** Start of Recorded information **
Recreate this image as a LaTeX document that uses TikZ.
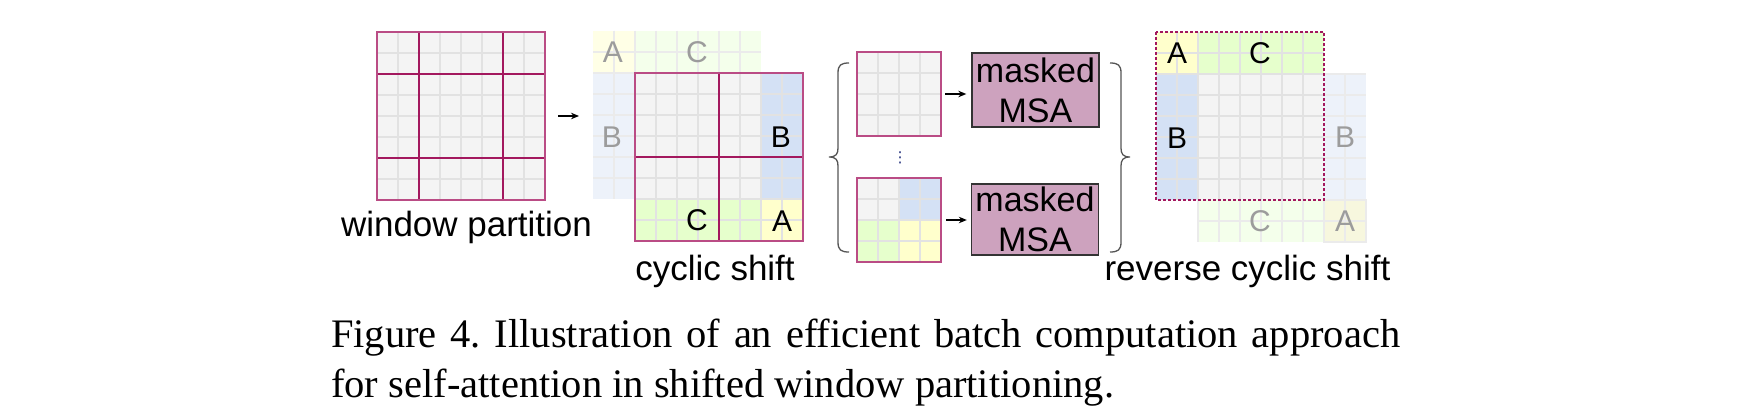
\documentclass[tikz,border=0pt]{standalone}
\usepackage{fontspec}
\setmainfont{Liberation Serif}
\newfontfamily\arialf{Liberation Sans}
\newfontfamily\dejavuf{DejaVu Sans}
\usetikzlibrary{arrows.meta}
\definecolor{cellgray}{HTML}{F4F4F4}
\definecolor{gridln}{HTML}{E2E2E2}
\definecolor{fgridln}{HTML}{EBEBEB}
\definecolor{winpink}{HTML}{A3185E}
\definecolor{bordpink}{HTML}{BA4C85}
\definecolor{cblue}{HTML}{D4E1F5}
\definecolor{cgreen}{HTML}{E6FFCC}
\definecolor{cyellow}{HTML}{FFFFCC}
\definecolor{fblue}{HTML}{EDF2FA}
\definecolor{fgreen}{HTML}{F4FFEB}
\definecolor{fyellow}{HTML}{FFFFE6}
\definecolor{fyellowb}{HTML}{F7F7DE}
\definecolor{msafill}{HTML}{CDA2BE}
\definecolor{bracegray}{HTML}{555555}
\definecolor{fadetext}{HTML}{9C9C9C}
\definecolor{dotblue}{HTML}{1F2D7A}
\tikzset{
  gridbox/.style={minimum width=168pt, minimum height=168pt, inner sep=0pt, fill=cellgray},
  smallbox/.style={minimum width=84pt, minimum height=84pt, inner sep=0pt, fill=cellgray},
  gline/.style={draw=gridln, line width=1.2pt},
  fgline/.style={draw=fgridln, line width=1.2pt},
  winline/.style={draw=winpink, line width=1.3pt},
  border/.style={draw=bordpink, line width=1.6pt},
  dashborder/.style={draw=winpink, line width=1.4pt, dash pattern=on 3pt off 2pt},
  lettr/.style={font=\arialf\fontsize{30}{30}\selectfont, inner sep=0pt},
  fadelettr/.style={lettr, text=fadetext},
  lbl/.style={font=\arialf\fontsize{35}{40}\selectfont, inner sep=0pt, anchor=base},
  msa/.style={draw=black!80, line width=1.4pt, fill=msafill, inner sep=0pt,
    minimum width=127pt, align=center, font=\arialf\fontsize{34}{40}\selectfont},
  arr/.style={-{Stealth[length=8pt,width=6.5pt]}, line width=1.3pt, black},
  brace/.style={draw=bracegray, line width=1.3pt},
}
\begin{document}
\begin{tikzpicture}[x=1pt,y=-1pt]
\useasboundingbox[fill=white] (0,0) rectangle (1746,420);

% ---------- window partition ----------
\begin{scope}[shift={(377,32)},x=21pt,y=-21pt]
  \node[gridbox] (wp) at (4,4) {};
  \foreach \i in {1,...,7} \draw[gline] (\i,0)--(\i,8) (0,\i)--(8,\i);
  \draw[winline] (2,0)--(2,8) (6,0)--(6,8) (0,2)--(8,2) (0,6)--(8,6);
  \draw[border] (0,0) rectangle (8,8);
\end{scope}
\node[lbl] (lwp) at (466.5,236.7) {window partition};

% ---------- cyclic shift: faded original position ----------
\begin{scope}[shift={(593,31)},x=21pt,y=-21pt]
  \coordinate (csfw) at (0,4);
  \fill[fyellow] (0,0) rectangle (2,2);
  \fill[fgreen] (2,0) rectangle (8,2);
  \fill[fblue] (0,2) rectangle (2,8);
  \foreach \i in {1,...,7} \draw[fgline] (\i,0)--(\i,2);
  \foreach \i in {2,...,7} \draw[fgline] (0,\i)--(2,\i);
  \draw[fgline] (0,1)--(8,1) (1,0)--(1,8);
  \node[fadelettr] (fa1) at (0.95,1) {A};
  \node[fadelettr] (fc1) at (4.95,1) {C};
  \node[fadelettr] (fb1) at (0.9,5.05) {B};
\end{scope}

% ---------- cyclic shift: shifted map ----------
\begin{scope}[shift={(635,73)},x=21pt,y=-21pt]
  \node[gridbox] (cs) at (4,4) {};
  \fill[cblue] (6,0) rectangle (8,6);
  \fill[cgreen] (0,6) rectangle (6,8);
  \fill[cyellow] (6,6) rectangle (8,8);
  \foreach \i in {1,...,7} \draw[gline] (\i,0)--(\i,8) (0,\i)--(8,\i);
  \draw[winline] (4,0)--(4,8) (0,4)--(8,4);
  \draw[border] (0,0) rectangle (8,8);
  \node[lettr] (cb) at (6.95,3.05) {B};
  \node[lettr] (cc) at (2.95,7) {C};
  \node[lettr] (ca) at (7,7.05) {A};
\end{scope}
\node[lbl] (lcs) at (715,280.5) {cyclic shift};

\draw[arr, shorten <=13pt, shorten >=14pt] (wp.east) -- (wp.east -| csfw);

% ---------- batched windows ----------
\begin{scope}[shift={(857,52)},x=21pt,y=-21pt]
  \node[smallbox] (sg1) at (2,2) {};
  \foreach \i in {1,...,3} \draw[gline] (\i,0)--(\i,4) (0,\i)--(4,\i);
  \draw[border] (0,0) rectangle (4,4);
\end{scope}
\begin{scope}[shift={(857,178)},x=21pt,y=-21pt]
  \node[smallbox] (sg2) at (2,2) {};
  \fill[cblue] (2,0) rectangle (4,2);
  \fill[cgreen] (0,2) rectangle (2,4);
  \fill[cyellow] (2,2) rectangle (4,4);
  \foreach \i in {1,...,3} \draw[gline] (\i,0)--(\i,4) (0,\i)--(4,\i);
  \draw[border] (0,0) rectangle (4,4);
\end{scope}
\node[inner sep=0pt, text=dotblue, font=\dejavuf\fontsize{15}{15}\selectfont] (dots) at (900,158) {⋮};

\node[msa, minimum height=74pt] (m1) at (1035.5,90) {masked\\MSA};
\node[msa, minimum height=71pt] (m2) at (1035,219.5) {masked\\MSA};

\draw[arr, shorten <=4pt, shorten >=5pt] (sg1.east) -- (sg1.east -| m1.west);
\draw[arr, shorten <=5pt, shorten >=4pt] (sg2.east) -- (sg2.east -| m2.west);

% braces
\draw[brace] (849,63) .. controls (841,63) and (838,65) .. (838,73) -- (838,148)
  .. controls (838,154) and (836,157) .. (829,157)
  .. controls (836,157) and (838,160) .. (838,166) -- (838,242)
  .. controls (838,250) and (841,252) .. (849,252);
\draw[brace] (1110,63) .. controls (1118,63) and (1121,65) .. (1121,73) -- (1121,148)
  .. controls (1121,154) and (1123,157) .. (1130,157)
  .. controls (1123,157) and (1121,160) .. (1121,166) -- (1121,242)
  .. controls (1121,250) and (1118,252) .. (1110,252);

% ---------- reverse cyclic shift ----------
\begin{scope}[shift={(1156,32)},x=21pt,y=-21pt]
  \fill[fblue] (8,2) rectangle (10,8);
  \fill[fgreen] (2,8) rectangle (8,10);
  \fill[fyellowb] (8,8) rectangle (10,10);
  \foreach \i in {3,...,7} \draw[fgline] (8,\i)--(10,\i);
  \foreach \i in {3,...,7} \draw[fgline] (\i,8)--(\i,10);
  \draw[fgline] (9,2)--(9,10) (2,9)--(10,9) (8,2)--(10,2) (2,8)--(2,10);
  \draw[fgline] (8,8) rectangle (10,10);
  \node[gridbox] (rv) at (4,4) {};
  \fill[cyellow] (0,0) rectangle (2,2);
  \fill[cgreen] (2,0) rectangle (8,2);
  \fill[cblue] (0,2) rectangle (2,8);
  \foreach \i in {1,...,7} \draw[gline] (\i,0)--(\i,8) (0,\i)--(8,\i);
  \draw[dashborder] (0,0) rectangle (8,8);
  \node[lettr] (ra) at (1,1.02) {A};
  \node[lettr] (rc) at (4.95,1) {C};
  \node[lettr] (rb) at (1,5.05) {B};
  \node[fadelettr] (rfb) at (9,5) {B};
  \node[fadelettr] (rfc) at (4.95,9.03) {C};
  \node[fadelettr] (rfa) at (9,9.03) {A};
\end{scope}
\node[lbl] (lrv) at (1247.5,280.5) {reverse cyclic shift};

% ---------- caption ----------
\node[anchor=north west, text width=1069pt, align=justify, inner sep=0pt,
  font=\fontsize{40.5}{50}\selectfont\frenchspacing] (cap) at (331,319)
  {Figure 4. Illustration of an efficient batch computation approach\linebreak
   for self-attention in shifted window partitioning.};
\end{tikzpicture}
\end{document}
** End of Recorded information **
**Instructions for the task**
Leave out the pictures and restate, word for word, the lines from the top of the data through the line containing "(lwp) at (466.5,236.7)", both included.

**Task result**
Recreate this image as a LaTeX document that uses TikZ.
\documentclass[tikz,border=0pt]{standalone}
\usepackage{fontspec}
\setmainfont{Liberation Serif}
\newfontfamily\arialf{Liberation Sans}
\newfontfamily\dejavuf{DejaVu Sans}
\usetikzlibrary{arrows.meta}
\definecolor{cellgray}{HTML}{F4F4F4}
\definecolor{gridln}{HTML}{E2E2E2}
\definecolor{fgridln}{HTML}{EBEBEB}
\definecolor{winpink}{HTML}{A3185E}
\definecolor{bordpink}{HTML}{BA4C85}
\definecolor{cblue}{HTML}{D4E1F5}
\definecolor{cgreen}{HTML}{E6FFCC}
\definecolor{cyellow}{HTML}{FFFFCC}
\definecolor{fblue}{HTML}{EDF2FA}
\definecolor{fgreen}{HTML}{F4FFEB}
\definecolor{fyellow}{HTML}{FFFFE6}
\definecolor{fyellowb}{HTML}{F7F7DE}
\definecolor{msafill}{HTML}{CDA2BE}
\definecolor{bracegray}{HTML}{555555}
\definecolor{fadetext}{HTML}{9C9C9C}
\definecolor{dotblue}{HTML}{1F2D7A}
\tikzset{
  gridbox/.style={minimum width=168pt, minimum height=168pt, inner sep=0pt, fill=cellgray},
  smallbox/.style={minimum width=84pt, minimum height=84pt, inner sep=0pt, fill=cellgray},
  gline/.style={draw=gridln, line width=1.2pt},
  fgline/.style={draw=fgridln, line width=1.2pt},
  winline/.style={draw=winpink, line width=1.3pt},
  border/.style={draw=bordpink, line width=1.6pt},
  dashborder/.style={draw=winpink, line width=1.4pt, dash pattern=on 3pt off 2pt},
  lettr/.style={font=\arialf\fontsize{30}{30}\selectfont, inner sep=0pt},
  fadelettr/.style={lettr, text=fadetext},
  lbl/.style={font=\arialf\fontsize{35}{40}\selectfont, inner sep=0pt, anchor=base},
  msa/.style={draw=black!80, line width=1.4pt, fill=msafill, inner sep=0pt,
    minimum width=127pt, align=center, font=\arialf\fontsize{34}{40}\selectfont},
  arr/.style={-{Stealth[length=8pt,width=6.5pt]}, line width=1.3pt, black},
  brace/.style={draw=bracegray, line width=1.3pt},
}
\begin{document}
\begin{tikzpicture}[x=1pt,y=-1pt]
\useasboundingbox[fill=white] (0,0) rectangle (1746,420);

% ---------- window partition ----------
\begin{scope}[shift={(377,32)},x=21pt,y=-21pt]
  \node[gridbox] (wp) at (4,4) {};
  \foreach \i in {1,...,7} \draw[gline] (\i,0)--(\i,8) (0,\i)--(8,\i);
  \draw[winline] (2,0)--(2,8) (6,0)--(6,8) (0,2)--(8,2) (0,6)--(8,6);
  \draw[border] (0,0) rectangle (8,8);
\end{scope}
\node[lbl] (lwp) at (466.5,236.7) {window partition};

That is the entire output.